I want to thank Chairman McCaul for holding today's hearing to examine the use of Unmanned Aerial Vehicles, or UAVs, within the homeland.
For years, the United States has successfully deployed UAVs in military operations throughout Iraq and Afghanistan.
More recently, changes in the law have paved the way for public agencies -- including State and local law enforcement -- to pursue UAVs technology for law enforcement use.
At present, the impact of UAVs flying in the national airspace and participating in day to day activities like watering fields and spraying pesticides is unknown; however, there are both risks and benefits to expanding this technology within the homeland.
As a Member representing a maritime district, I am impressed with the ability of UAVs to map hurricanes, respond to severe flooding, and assist the U.S. Coast Guard in search and rescue missions.
The unique manner in which UAVs conduct surveillance and reconnaissance has also resulted in successful military missions; however, it is these same capabilities that make UAVs so disconcerting at home.
To that end, I am concerned about the lack of oversight on these vehicles, the fact that there is a continuing need to define what they can and cannot be used for and finally, the absence of privacy safeguards that currently do not exist.
I understand the general public's concern. UAVs can be equipped with thermal-imaging sensors; WiFi sniffers; license plate readers and facial recognition cameras.
Moreover, they can hover over the same location for extended periods of time, collecting information and searching targets and properties within view without first obtaining a warrant.
Some law enforcement agencies have already procured UAVs capable of firing non-lethal weapons and there aren't any rules, laws or regulations in place to prevent these agencies from fully weaponizing this equipment.

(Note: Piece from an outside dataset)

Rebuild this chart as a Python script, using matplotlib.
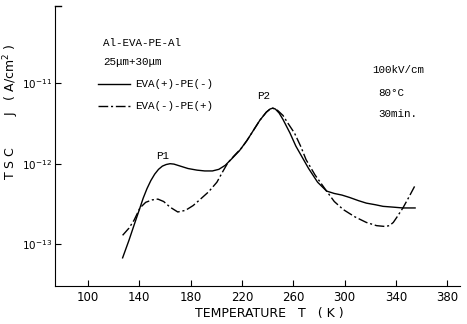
import matplotlib
matplotlib.use("Agg")
import matplotlib.pyplot as plt
from matplotlib.lines import Line2D

# EVA(+)-PE(-)  (solid)
temp_a = [127, 132, 136, 140.5, 143, 146, 149, 152, 155, 158, 161, 164, 167, 172, 178, 185,
          191, 197, 202, 207, 212, 218, 224, 230, 234, 239, 242, 244, 246, 249, 252, 257.5,
          262, 267, 272, 279, 286, 292, 298, 304, 311, 317, 324, 330, 338, 345.5, 355]
log_a = [-13.17, -12.95, -12.76, -12.55, -12.43, -12.31, -12.21, -12.13, -12.07, -12.03,
         -12.01, -12.00, -12.005, -12.03, -12.06, -12.08, -12.09, -12.09, -12.07, -12.02,
         -11.94, -11.84, -11.71, -11.56, -11.46, -11.36, -11.32, -11.31, -11.32, -11.37,
         -11.45, -11.62, -11.78, -11.92, -12.06, -12.23, -12.34, -12.37, -12.39, -12.42,
         -12.46, -12.49, -12.51, -12.53, -12.54, -12.55, -12.55]

# EVA(-)-PE(+)  (dash-dot)
temp_b = [127, 132, 136, 140.5, 145, 150, 154.5, 159, 164, 170, 176, 182, 187, 194, 200.5,
          205, 209, 214, 220, 224, 230, 234, 239, 242, 244, 246, 248, 252, 256, 261, 266,
          270, 277, 286, 292, 299, 308, 317, 325, 331.5, 335, 338, 341, 345.5, 350, 355]
log_b = [-12.89, -12.80, -12.70, -12.55, -12.48, -12.45, -12.44, -12.47, -12.54, -12.60,
         -12.58, -12.52, -12.45, -12.35, -12.23, -12.10, -11.99, -11.90, -11.80, -11.71,
         -11.56, -11.46, -11.36, -11.32, -11.31, -11.32, -11.34, -11.40, -11.50, -11.62,
         -11.79, -11.95, -12.14, -12.34, -12.47, -12.57, -12.66, -12.73, -12.77, -12.78,
         -12.77, -12.73, -12.66, -12.55, -12.42, -12.27]

xticks = [100, 140, 180, 220, 260, 300, 340, 380]
yticks = [1e-13, 1e-12, 1e-11]
ytick_labels = ["$10^{-13}$", "$10^{-12}$", "$10^{-11}$"]

mono = "Liberation Mono"
dashdot = (0, (7, 2, 1.5, 2))

fig = plt.figure(figsize=(4.67, 3.24), dpi=100)
ax = fig.add_axes([55 / 467, 38 / 324, 405 / 467, 280 / 324])

ax.semilogy(temp_a, [10 ** v for v in log_a], color="black", lw=1.0)
ax.semilogy(temp_b, [10 ** v for v in log_b], color="black", lw=1.0, linestyle=dashdot)

ax.set_xlim(74.3, 390)
ax.set_ylim(10 ** -13.52, 10 ** -10.04)
ax.set_xticks(xticks)
ax.set_yticks(yticks)
ax.set_yticklabels(ytick_labels)
ax.minorticks_off()
ax.tick_params(direction="in", length=4, width=0.8, labelsize=8.5, colors="black")
ax.tick_params(axis="y", labelsize=7.5, pad=2)

for side in ["top", "right"]:
    ax.spines[side].set_visible(False)
# small bracket on top of the y axis
ax.plot([0, 0.015], [1, 1], transform=ax.transAxes, color="black", lw=1, clip_on=False)

ax.set_xlabel("TEMPERATURE   T   ( K )", fontsize=9)
ax.xaxis.set_label_coords(0.53, -0.075)
ax.set_ylabel("T S C        J   ( A/cm$^2$ )", fontsize=9)
ax.yaxis.set_label_coords(-0.085, 0.62)

# header texts
ax.text(0.119, 0.868, "Al-EVA-PE-Al", transform=ax.transAxes, family=mono, fontsize=7.8, va="center")
ax.text(0.119, 0.80, "25\u03bcm+30\u03bcm", transform=ax.transAxes, family=mono, fontsize=7.8, va="center")

# legend
ax.add_line(Line2D([0.106, 0.185], [0.721, 0.721], transform=ax.transAxes, color="black", lw=1))
ax.text(0.198, 0.721, "EVA(+)-PE(-)", transform=ax.transAxes, family=mono, fontsize=7.8, va="center")
ax.add_line(Line2D([0.106, 0.185], [0.643, 0.643], transform=ax.transAxes, color="black", lw=1,
                   linestyle=dashdot))
ax.text(0.198, 0.643, "EVA(-)-PE(+)", transform=ax.transAxes, family=mono, fontsize=7.8, va="center")

# conditions
ax.text(0.783, 0.771, "100kV/cm", transform=ax.transAxes, family=mono, fontsize=7.8, va="center")
ax.text(0.798, 0.689, "80\u00b0C", transform=ax.transAxes, family=mono, fontsize=7.8, va="center")
ax.text(0.798, 0.614, "30min.", transform=ax.transAxes, family=mono, fontsize=7.8, va="center")

# peak labels
ax.text(237, 10 ** -11.16, "P2", family=mono, fontsize=7.8, ha="center", va="center")
ax.text(158, 10 ** -11.9, "P1", family=mono, fontsize=7.8, ha="center", va="center")

fig.savefig("out.png", dpi=100)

I do not mean to use this hearing as an opportunity to fear monger because as a former District Attorney, I do not believe that it's law enforcement's intent to employ these technologies in a harmful manner, but I am seriously concerned that there is not one single Federal agency responsible for overseeing the operations of UAVs in our national airspace.
Moreover, safety issues, such as: sense and avoid technologies that enable UAVs to avoid other aircraft; the absence of a dedicated radio frequency for UAVs; and the assurance of constant command and control on the ground -- continue to exist.
As Chairman McCaul knows, I take a particular interest in airport perimeter security and the deployment of these technologies makes me wonder how far we are stretching this perimeter when airplanes are made to share the skies with UAVs. What does this mean for passenger safety?
Furthermore, as we will learn this morning, the risk faced by hackers and spoofers seeking to intercept and use for their own purposes information captured by UAVs has not been fully addressed.
As a result, I am looking forward to hearing from today's witnesses about the best path forward as we seek to safely and lawfully integrate UAVs in our national airspace.
As we grapple with UAVs and the privacy and safety issues they present, I would be remiss if I did not also mention a much safer and non-invasive unmanned technology -- underwater unmanned vehicles, or UUVs -- developed throughout the United States and often tested in waters, right off the Cape.
There are today an estimated 450 underwater unmanned vehicles in the U.S. military inventory.
At present, the primary missions of UUVs are mine detection and maritime security and as we've already seen with the Deepwater horizon disaster- where UUVs developed at Wood's Hole Oceanographic Institute were deployed to record the contamination of the water- there are many homeland security-related applications that can be pursued for underwater technologies, as well.